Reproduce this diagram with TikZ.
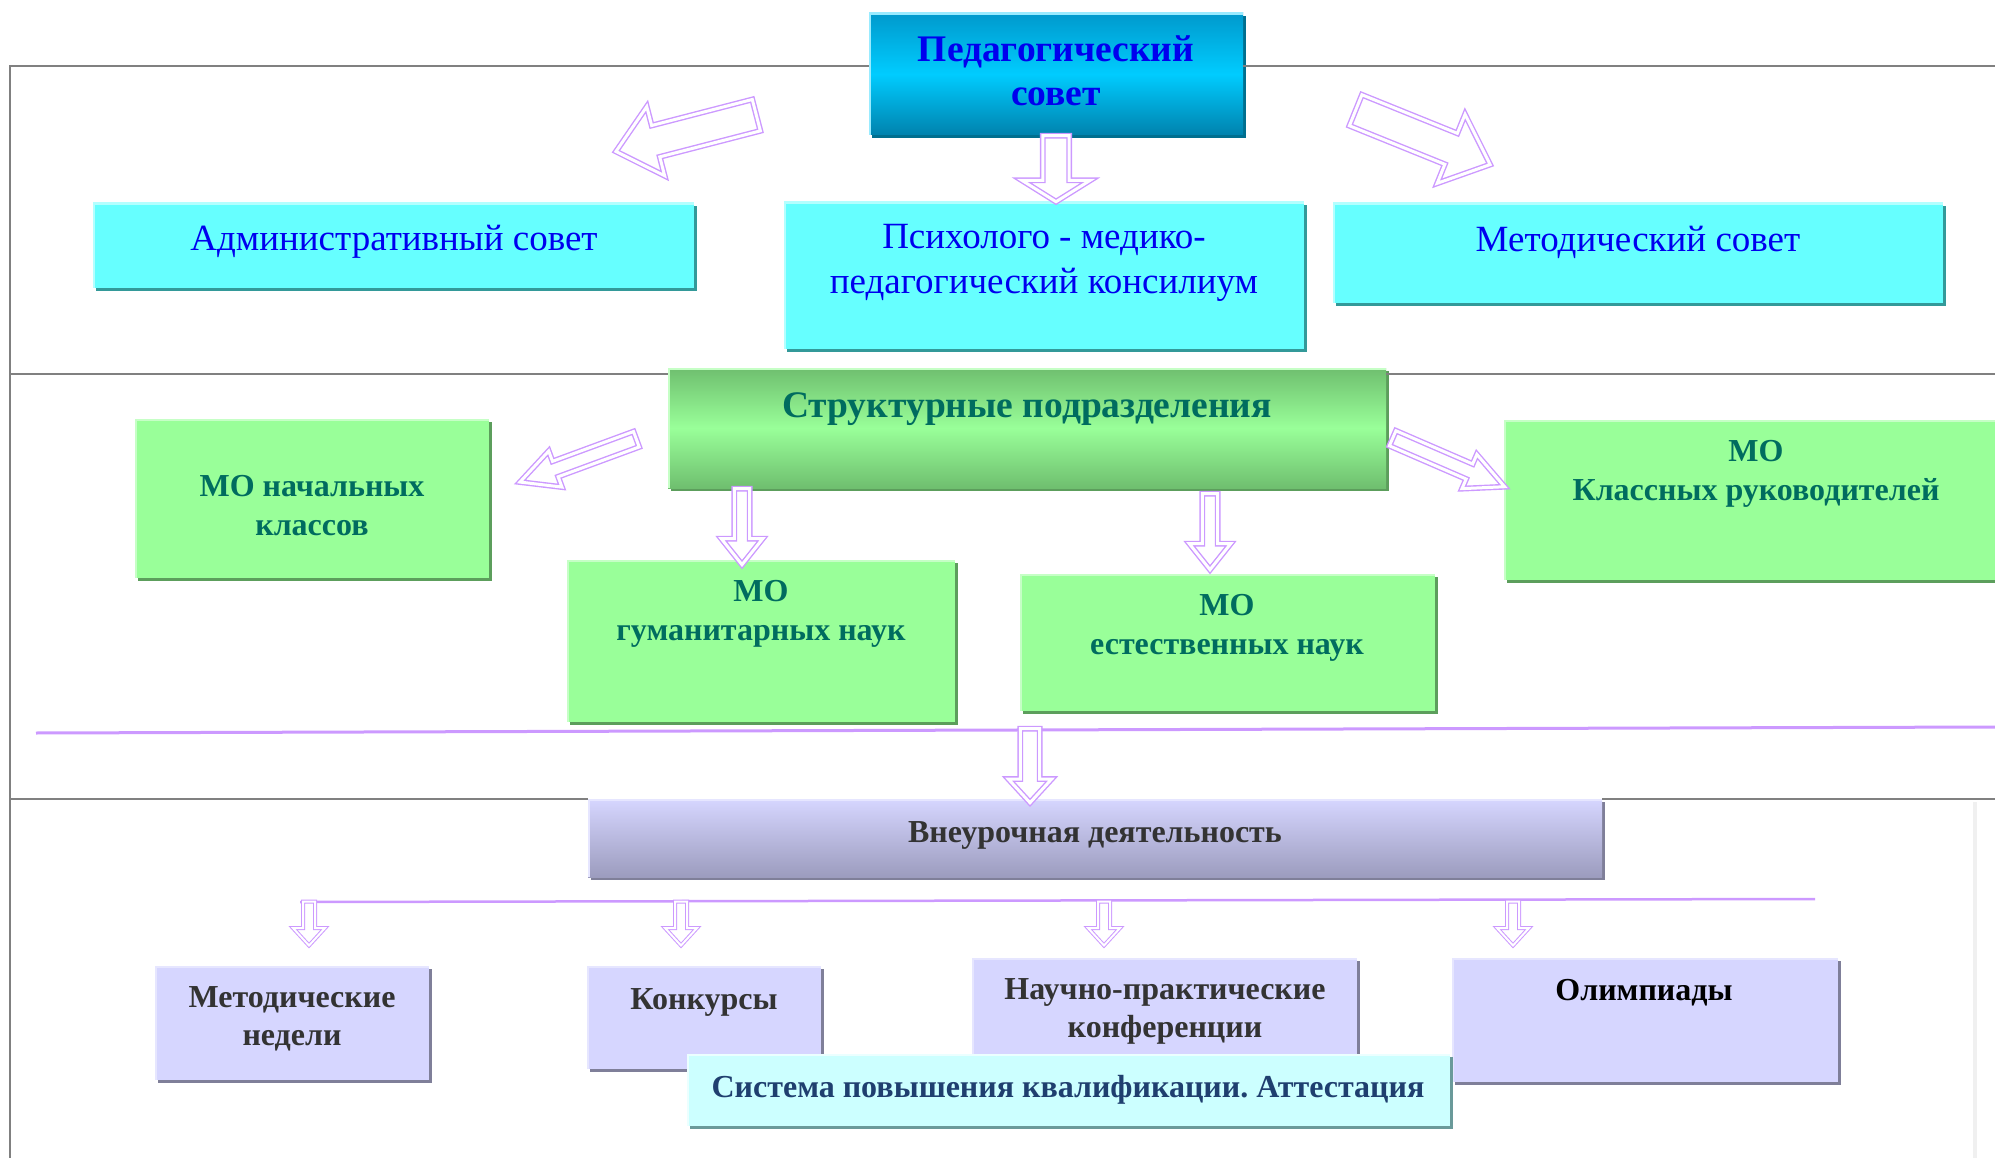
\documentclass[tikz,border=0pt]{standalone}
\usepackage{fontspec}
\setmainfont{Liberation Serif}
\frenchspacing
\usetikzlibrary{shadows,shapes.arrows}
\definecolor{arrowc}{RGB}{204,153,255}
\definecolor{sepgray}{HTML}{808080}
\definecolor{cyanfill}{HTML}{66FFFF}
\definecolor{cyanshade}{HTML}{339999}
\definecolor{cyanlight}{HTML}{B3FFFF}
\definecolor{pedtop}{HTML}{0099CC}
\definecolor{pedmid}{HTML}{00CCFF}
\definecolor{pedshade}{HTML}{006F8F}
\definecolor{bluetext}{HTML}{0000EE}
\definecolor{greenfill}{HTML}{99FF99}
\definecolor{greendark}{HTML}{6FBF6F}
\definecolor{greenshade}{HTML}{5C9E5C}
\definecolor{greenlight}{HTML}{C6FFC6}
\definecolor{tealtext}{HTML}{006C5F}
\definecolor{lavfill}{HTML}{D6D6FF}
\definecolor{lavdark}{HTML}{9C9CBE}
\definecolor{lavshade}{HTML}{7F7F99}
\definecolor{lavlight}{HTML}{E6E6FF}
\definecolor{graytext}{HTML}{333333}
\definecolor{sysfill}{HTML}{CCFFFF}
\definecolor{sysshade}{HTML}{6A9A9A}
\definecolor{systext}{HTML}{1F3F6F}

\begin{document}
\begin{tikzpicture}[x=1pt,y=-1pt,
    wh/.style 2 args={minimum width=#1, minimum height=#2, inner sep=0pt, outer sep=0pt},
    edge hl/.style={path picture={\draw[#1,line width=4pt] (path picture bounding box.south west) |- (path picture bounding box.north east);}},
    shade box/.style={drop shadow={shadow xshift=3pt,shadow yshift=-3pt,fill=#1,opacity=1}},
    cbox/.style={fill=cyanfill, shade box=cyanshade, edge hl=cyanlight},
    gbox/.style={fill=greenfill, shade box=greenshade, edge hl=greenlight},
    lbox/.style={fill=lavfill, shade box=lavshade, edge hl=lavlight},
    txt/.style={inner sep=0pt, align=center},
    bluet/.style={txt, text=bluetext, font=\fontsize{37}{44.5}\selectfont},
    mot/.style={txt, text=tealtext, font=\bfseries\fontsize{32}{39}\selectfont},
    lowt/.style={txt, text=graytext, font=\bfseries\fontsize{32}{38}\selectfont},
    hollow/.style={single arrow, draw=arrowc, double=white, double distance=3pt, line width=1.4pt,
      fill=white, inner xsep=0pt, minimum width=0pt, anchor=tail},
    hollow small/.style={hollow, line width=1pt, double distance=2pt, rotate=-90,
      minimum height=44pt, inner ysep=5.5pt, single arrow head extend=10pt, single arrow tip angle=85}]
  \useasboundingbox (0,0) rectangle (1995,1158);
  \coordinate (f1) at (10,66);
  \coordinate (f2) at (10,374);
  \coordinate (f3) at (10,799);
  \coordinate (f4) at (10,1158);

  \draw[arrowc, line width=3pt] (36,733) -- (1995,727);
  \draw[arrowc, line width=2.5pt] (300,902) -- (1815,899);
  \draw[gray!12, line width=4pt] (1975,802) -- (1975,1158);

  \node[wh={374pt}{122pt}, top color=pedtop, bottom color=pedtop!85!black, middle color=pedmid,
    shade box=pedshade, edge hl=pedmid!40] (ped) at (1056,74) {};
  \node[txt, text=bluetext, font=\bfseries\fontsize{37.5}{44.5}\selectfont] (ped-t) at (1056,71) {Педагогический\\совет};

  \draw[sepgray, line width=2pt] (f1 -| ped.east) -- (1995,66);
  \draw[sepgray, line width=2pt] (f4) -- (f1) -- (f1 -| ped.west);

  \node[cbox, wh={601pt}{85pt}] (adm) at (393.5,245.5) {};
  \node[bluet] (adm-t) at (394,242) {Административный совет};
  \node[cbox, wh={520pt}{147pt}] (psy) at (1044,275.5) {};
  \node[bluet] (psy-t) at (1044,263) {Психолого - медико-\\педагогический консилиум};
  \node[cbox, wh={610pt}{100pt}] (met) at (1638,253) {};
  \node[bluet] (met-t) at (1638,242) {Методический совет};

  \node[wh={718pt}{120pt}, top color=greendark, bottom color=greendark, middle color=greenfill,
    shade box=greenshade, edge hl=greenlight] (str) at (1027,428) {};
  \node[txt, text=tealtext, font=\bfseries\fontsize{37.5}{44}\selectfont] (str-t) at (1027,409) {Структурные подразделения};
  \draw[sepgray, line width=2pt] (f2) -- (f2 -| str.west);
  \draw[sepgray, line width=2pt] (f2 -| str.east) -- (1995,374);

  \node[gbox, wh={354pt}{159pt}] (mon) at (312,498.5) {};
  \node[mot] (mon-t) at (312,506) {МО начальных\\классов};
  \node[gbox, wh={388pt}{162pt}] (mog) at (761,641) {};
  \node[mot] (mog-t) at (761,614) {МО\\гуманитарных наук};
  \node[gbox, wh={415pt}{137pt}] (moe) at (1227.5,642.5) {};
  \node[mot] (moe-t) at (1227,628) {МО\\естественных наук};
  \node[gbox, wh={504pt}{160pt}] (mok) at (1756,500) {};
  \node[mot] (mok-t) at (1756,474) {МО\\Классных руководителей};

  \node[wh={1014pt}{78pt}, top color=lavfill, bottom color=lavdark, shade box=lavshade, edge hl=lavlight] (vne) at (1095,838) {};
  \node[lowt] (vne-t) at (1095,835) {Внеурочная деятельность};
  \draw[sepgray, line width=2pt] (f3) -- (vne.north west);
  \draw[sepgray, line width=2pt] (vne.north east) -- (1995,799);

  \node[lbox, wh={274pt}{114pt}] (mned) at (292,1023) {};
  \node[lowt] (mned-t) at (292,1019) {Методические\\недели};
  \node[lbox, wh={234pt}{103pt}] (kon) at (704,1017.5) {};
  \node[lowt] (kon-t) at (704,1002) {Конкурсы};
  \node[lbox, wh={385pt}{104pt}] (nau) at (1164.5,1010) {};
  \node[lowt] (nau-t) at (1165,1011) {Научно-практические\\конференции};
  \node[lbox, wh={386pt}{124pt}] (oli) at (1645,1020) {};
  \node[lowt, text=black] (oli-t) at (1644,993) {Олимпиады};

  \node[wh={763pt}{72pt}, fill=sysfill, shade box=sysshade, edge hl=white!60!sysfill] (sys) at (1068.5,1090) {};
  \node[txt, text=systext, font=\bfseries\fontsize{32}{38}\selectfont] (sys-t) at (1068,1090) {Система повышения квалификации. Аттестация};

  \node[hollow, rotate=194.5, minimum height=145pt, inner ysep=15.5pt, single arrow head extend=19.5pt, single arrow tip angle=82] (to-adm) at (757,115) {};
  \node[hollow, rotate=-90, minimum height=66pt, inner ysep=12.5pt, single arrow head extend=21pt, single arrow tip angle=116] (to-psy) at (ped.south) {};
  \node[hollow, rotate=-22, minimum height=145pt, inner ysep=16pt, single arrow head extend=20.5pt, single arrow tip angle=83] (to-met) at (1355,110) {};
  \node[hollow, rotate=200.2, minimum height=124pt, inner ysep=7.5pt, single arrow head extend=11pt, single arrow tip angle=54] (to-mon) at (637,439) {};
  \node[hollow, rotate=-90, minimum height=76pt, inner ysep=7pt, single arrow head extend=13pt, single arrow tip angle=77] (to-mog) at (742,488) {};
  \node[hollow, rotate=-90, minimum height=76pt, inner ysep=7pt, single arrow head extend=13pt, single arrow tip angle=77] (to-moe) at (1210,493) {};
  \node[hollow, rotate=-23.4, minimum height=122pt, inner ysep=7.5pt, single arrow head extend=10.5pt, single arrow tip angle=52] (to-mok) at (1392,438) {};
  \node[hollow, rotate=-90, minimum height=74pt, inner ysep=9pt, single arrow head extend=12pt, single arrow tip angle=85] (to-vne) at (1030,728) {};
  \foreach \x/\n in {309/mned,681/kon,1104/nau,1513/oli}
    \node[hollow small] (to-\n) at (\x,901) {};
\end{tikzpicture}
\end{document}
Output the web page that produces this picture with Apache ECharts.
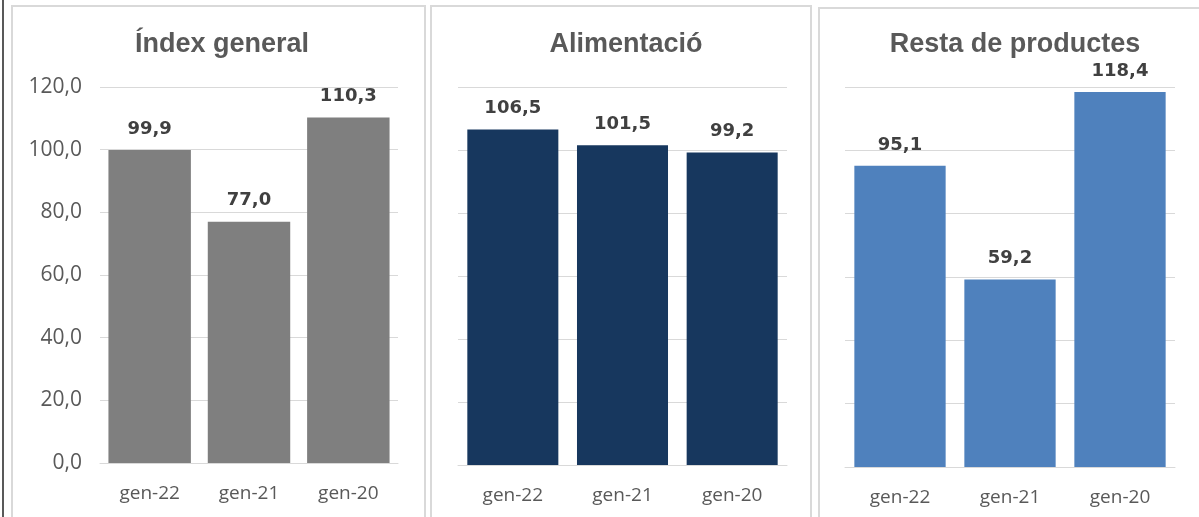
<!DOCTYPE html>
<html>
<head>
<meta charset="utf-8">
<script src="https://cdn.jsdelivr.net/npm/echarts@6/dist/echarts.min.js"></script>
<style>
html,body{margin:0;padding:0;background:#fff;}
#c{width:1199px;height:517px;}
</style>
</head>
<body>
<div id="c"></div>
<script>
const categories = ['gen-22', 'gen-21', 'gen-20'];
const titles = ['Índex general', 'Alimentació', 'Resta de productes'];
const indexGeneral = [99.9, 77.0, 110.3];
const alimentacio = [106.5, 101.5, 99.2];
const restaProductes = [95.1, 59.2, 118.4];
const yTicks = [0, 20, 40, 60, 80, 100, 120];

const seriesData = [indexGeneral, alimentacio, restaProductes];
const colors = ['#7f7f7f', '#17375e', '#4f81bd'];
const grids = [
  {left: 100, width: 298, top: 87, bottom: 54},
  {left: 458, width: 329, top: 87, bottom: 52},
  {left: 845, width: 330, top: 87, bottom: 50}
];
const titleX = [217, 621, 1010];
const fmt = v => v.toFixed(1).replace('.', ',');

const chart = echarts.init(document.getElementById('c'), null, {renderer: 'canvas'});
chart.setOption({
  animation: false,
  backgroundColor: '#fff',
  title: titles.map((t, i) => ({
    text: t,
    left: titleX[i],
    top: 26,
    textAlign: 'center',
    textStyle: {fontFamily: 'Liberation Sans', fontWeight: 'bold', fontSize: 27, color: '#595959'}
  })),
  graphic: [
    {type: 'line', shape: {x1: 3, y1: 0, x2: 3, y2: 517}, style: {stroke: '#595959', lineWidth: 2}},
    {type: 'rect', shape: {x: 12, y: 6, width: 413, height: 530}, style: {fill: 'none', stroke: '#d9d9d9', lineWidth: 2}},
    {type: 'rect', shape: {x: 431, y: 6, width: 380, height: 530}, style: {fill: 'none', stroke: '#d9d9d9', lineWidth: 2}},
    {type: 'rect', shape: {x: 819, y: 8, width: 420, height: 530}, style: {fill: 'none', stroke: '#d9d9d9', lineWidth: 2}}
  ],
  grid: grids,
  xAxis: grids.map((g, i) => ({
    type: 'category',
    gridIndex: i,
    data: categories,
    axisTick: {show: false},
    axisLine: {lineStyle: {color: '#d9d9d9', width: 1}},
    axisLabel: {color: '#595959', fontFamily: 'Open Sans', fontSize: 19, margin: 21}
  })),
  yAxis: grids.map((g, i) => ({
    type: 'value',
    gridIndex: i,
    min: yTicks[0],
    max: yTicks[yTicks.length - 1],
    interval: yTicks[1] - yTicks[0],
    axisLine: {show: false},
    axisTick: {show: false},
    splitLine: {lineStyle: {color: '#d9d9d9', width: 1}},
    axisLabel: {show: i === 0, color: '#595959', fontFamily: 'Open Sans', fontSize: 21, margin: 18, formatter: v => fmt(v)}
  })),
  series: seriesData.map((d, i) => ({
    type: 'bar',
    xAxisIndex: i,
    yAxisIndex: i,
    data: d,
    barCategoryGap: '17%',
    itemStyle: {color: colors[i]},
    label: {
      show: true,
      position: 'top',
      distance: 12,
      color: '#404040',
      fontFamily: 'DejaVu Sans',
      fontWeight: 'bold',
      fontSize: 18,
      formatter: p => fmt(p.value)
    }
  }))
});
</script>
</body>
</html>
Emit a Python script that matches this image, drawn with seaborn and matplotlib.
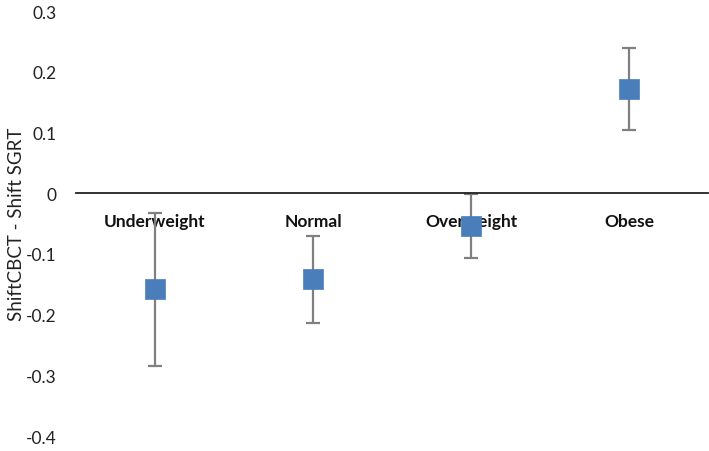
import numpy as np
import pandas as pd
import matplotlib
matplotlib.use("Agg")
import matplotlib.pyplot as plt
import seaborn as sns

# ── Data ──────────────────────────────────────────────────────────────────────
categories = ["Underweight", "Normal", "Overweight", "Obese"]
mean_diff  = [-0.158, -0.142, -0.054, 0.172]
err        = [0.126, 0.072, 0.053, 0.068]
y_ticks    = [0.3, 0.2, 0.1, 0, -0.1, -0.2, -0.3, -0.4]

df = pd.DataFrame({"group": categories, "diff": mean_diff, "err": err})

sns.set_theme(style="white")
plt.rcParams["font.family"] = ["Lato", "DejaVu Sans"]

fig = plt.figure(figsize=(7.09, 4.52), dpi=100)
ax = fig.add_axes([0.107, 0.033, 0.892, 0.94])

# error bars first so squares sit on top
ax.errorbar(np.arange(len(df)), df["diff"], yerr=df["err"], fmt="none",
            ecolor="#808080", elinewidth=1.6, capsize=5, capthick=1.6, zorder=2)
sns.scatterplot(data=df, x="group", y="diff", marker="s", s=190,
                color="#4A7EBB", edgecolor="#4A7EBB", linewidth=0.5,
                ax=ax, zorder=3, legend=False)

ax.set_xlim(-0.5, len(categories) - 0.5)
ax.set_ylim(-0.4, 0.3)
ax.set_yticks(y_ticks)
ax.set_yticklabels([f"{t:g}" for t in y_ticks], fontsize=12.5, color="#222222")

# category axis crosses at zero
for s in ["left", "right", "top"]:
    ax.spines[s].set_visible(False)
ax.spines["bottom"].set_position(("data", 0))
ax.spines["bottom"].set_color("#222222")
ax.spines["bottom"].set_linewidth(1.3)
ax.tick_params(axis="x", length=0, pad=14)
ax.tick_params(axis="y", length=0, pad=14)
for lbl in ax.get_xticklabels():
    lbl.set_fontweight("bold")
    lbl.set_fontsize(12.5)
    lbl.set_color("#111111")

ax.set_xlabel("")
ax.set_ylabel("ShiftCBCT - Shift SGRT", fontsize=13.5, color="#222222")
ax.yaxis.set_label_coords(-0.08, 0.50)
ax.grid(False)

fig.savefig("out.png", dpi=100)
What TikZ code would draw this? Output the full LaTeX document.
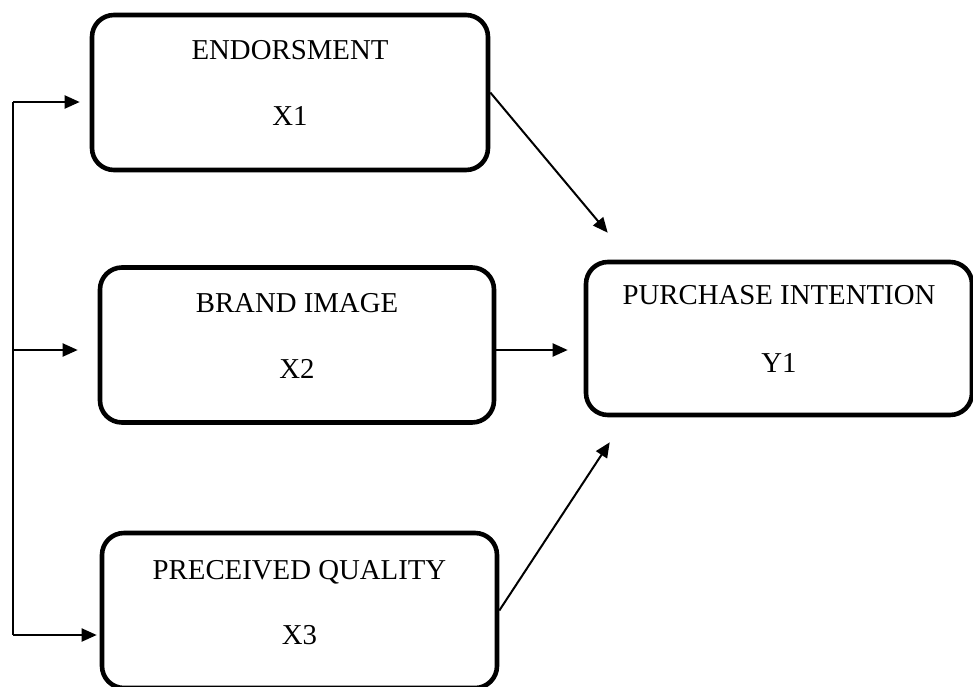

**Goal**
Reproduce, word for word, only the lines in the records above from the line with "Emit a Python" through the line with "ax=ax, zorder=3, legend=False)", including both ends; omit the pictures.

**Task response**
Emit a Python script that matches this image, drawn with seaborn and matplotlib.
import numpy as np
import pandas as pd
import matplotlib
matplotlib.use("Agg")
import matplotlib.pyplot as plt
import seaborn as sns

# ── Data ──────────────────────────────────────────────────────────────────────
categories = ["Underweight", "Normal", "Overweight", "Obese"]
mean_diff  = [-0.158, -0.142, -0.054, 0.172]
err        = [0.126, 0.072, 0.053, 0.068]
y_ticks    = [0.3, 0.2, 0.1, 0, -0.1, -0.2, -0.3, -0.4]

df = pd.DataFrame({"group": categories, "diff": mean_diff, "err": err})

sns.set_theme(style="white")
plt.rcParams["font.family"] = ["Lato", "DejaVu Sans"]

fig = plt.figure(figsize=(7.09, 4.52), dpi=100)
ax = fig.add_axes([0.107, 0.033, 0.892, 0.94])

# error bars first so squares sit on top
ax.errorbar(np.arange(len(df)), df["diff"], yerr=df["err"], fmt="none",
            ecolor="#808080", elinewidth=1.6, capsize=5, capthick=1.6, zorder=2)
sns.scatterplot(data=df, x="group", y="diff", marker="s", s=190,
                color="#4A7EBB", edgecolor="#4A7EBB", linewidth=0.5,
                ax=ax, zorder=3, legend=False)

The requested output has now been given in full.